Conservation of quantum Noether current

Question

The Noether current for a set of scalar fields $\varphi_a$ can classically be written as:

$$j^\mu(x)=\frac{\delta \mathcal L(x)}{\partial(\partial_{\mu}\varphi_a(x))}\delta \varphi_a(x)$$

The divergence of this current can then be written as: $$\partial_\mu j^\mu(x)=\delta \mathcal L(x)-\frac{\delta S}{\delta \varphi_a(x)}\delta \varphi_a(x)$$

If the classical field equations are satisfied the second term on the right hand side vanishes. However in quantum theory the classical field equations are not satisfied.
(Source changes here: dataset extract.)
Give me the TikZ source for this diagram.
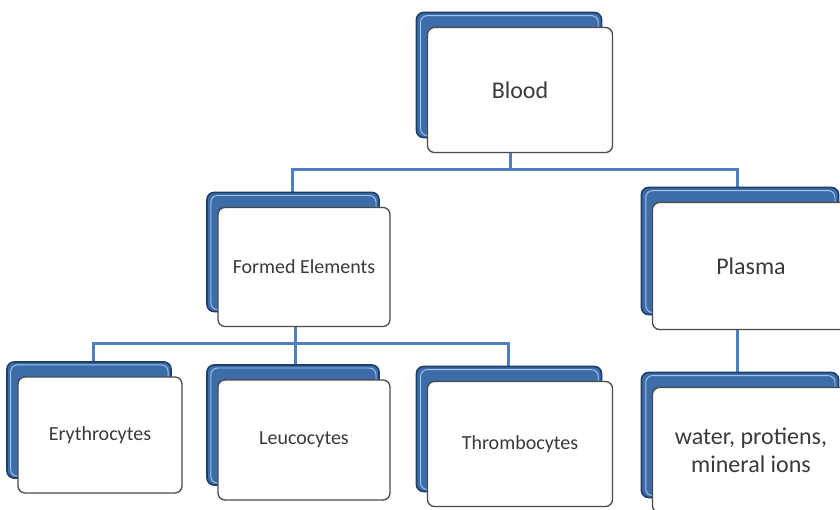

Why is the current still conserved for a symmetry in this case?

Answer 1

In the quantum theory, the classical equations of motion are satisified as operator equations. This means that they are satisfied just as well as in the classical theory. The proof is from translation invariance of the path integral: if you integrate over $\phi(x)+h(x)$ for a fixed value h, you get the same answer as if you integrate over $\phi$, so the first order h contribution vanishes. This is covered in the Wikipedia article for path-integral formulation, and applies equally well to field theory. Note that Grassman integration is equally translation invariant, so Fermionic fields obey the classical equations too, even though they have no real classical field limit.